### [What is asked]
Write out the records that appear below, verbatim and complete, but without pictures.

### [Exercise inputs]

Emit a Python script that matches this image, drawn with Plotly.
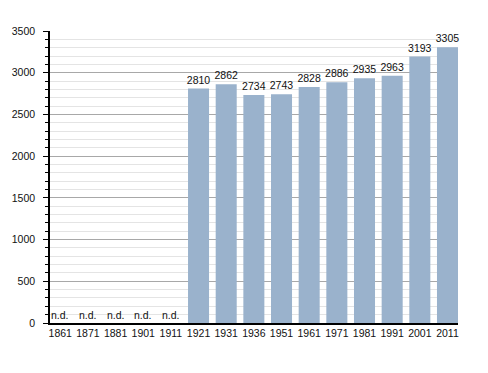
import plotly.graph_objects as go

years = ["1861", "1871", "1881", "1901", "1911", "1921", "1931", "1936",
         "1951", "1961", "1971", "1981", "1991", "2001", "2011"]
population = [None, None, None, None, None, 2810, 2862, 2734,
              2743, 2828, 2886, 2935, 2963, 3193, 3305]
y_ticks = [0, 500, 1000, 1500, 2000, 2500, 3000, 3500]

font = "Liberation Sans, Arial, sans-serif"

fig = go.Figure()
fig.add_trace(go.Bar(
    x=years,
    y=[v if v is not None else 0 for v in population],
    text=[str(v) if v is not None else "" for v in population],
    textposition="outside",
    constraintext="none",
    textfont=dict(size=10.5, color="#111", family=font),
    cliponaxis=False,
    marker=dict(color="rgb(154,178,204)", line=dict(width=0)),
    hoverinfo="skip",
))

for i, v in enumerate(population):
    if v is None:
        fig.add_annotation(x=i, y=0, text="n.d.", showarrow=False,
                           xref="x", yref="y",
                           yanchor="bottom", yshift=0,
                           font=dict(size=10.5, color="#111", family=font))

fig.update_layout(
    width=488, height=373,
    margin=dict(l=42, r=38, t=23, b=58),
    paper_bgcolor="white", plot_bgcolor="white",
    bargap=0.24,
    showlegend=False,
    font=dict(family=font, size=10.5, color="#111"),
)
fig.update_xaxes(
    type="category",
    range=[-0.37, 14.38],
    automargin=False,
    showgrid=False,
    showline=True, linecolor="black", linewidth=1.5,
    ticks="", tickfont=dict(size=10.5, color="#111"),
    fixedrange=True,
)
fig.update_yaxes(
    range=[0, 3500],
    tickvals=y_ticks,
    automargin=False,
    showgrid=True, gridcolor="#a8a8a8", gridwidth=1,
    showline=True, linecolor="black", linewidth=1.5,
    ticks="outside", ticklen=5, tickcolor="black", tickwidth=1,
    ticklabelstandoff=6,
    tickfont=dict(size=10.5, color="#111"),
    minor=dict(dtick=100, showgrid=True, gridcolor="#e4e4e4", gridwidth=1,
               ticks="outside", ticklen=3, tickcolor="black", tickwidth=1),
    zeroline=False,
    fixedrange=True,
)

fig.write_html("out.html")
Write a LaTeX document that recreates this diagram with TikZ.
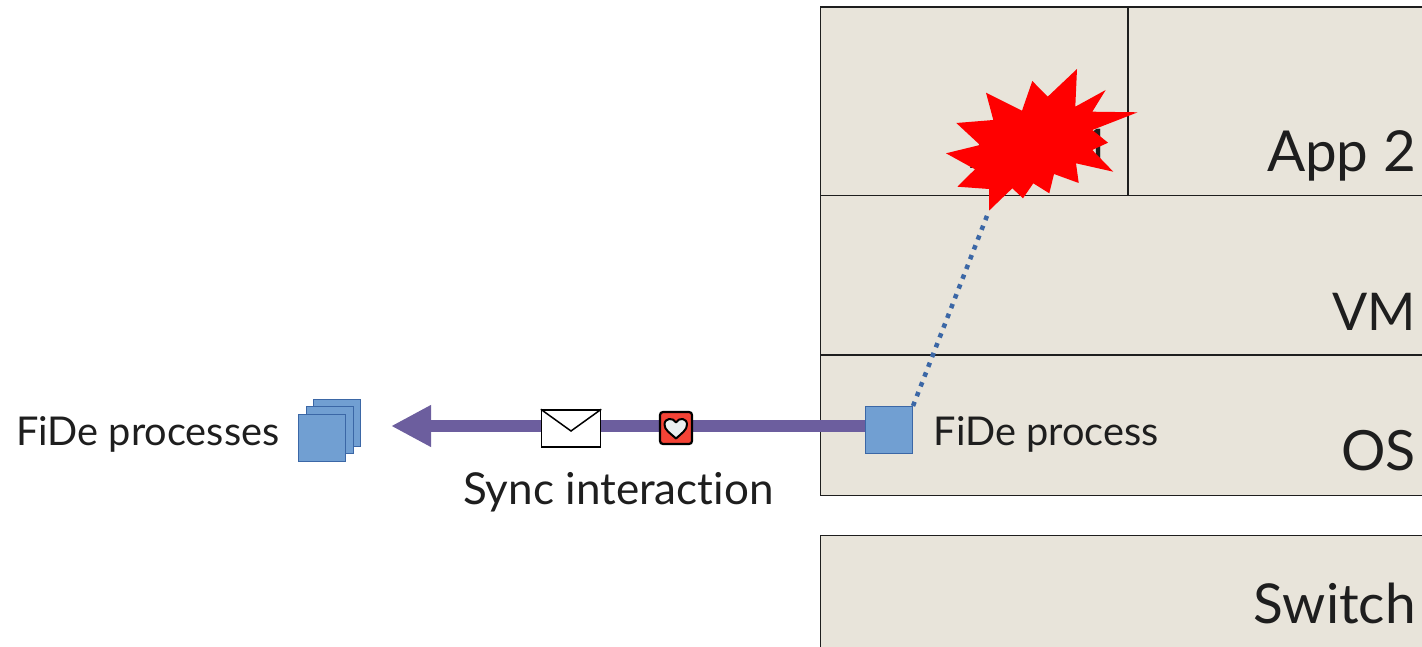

### [Task result]
Emit a Python script that matches this image, drawn with Plotly.
import plotly.graph_objects as go

years = ["1861", "1871", "1881", "1901", "1911", "1921", "1931", "1936",
         "1951", "1961", "1971", "1981", "1991", "2001", "2011"]
population = [None, None, None, None, None, 2810, 2862, 2734,
              2743, 2828, 2886, 2935, 2963, 3193, 3305]
y_ticks = [0, 500, 1000, 1500, 2000, 2500, 3000, 3500]

font = "Liberation Sans, Arial, sans-serif"

fig = go.Figure()
fig.add_trace(go.Bar(
    x=years,
    y=[v if v is not None else 0 for v in population],
    text=[str(v) if v is not None else "" for v in population],
    textposition="outside",
    constraintext="none",
    textfont=dict(size=10.5, color="#111", family=font),
    cliponaxis=False,
    marker=dict(color="rgb(154,178,204)", line=dict(width=0)),
    hoverinfo="skip",
))

for i, v in enumerate(population):
    if v is None:
        fig.add_annotation(x=i, y=0, text="n.d.", showarrow=False,
                           xref="x", yref="y",
                           yanchor="bottom", yshift=0,
                           font=dict(size=10.5, color="#111", family=font))

fig.update_layout(
    width=488, height=373,
    margin=dict(l=42, r=38, t=23, b=58),
    paper_bgcolor="white", plot_bgcolor="white",
    bargap=0.24,
    showlegend=False,
    font=dict(family=font, size=10.5, color="#111"),
)
fig.update_xaxes(
    type="category",
    range=[-0.37, 14.38],
    automargin=False,
    showgrid=False,
    showline=True, linecolor="black", linewidth=1.5,
    ticks="", tickfont=dict(size=10.5, color="#111"),
    fixedrange=True,
)
fig.update_yaxes(
    range=[0, 3500],
    tickvals=y_ticks,
    automargin=False,
    showgrid=True, gridcolor="#a8a8a8", gridwidth=1,
    showline=True, linecolor="black", linewidth=1.5,
    ticks="outside", ticklen=5, tickcolor="black", tickwidth=1,
    ticklabelstandoff=6,
    tickfont=dict(size=10.5, color="#111"),
    minor=dict(dtick=100, showgrid=True, gridcolor="#e4e4e4", gridwidth=1,
               ticks="outside", ticklen=3, tickcolor="black", tickwidth=1),
    zeroline=False,
    fixedrange=True,
)

fig.write_html("out.html")
Write a LaTeX document that recreates this diagram with TikZ.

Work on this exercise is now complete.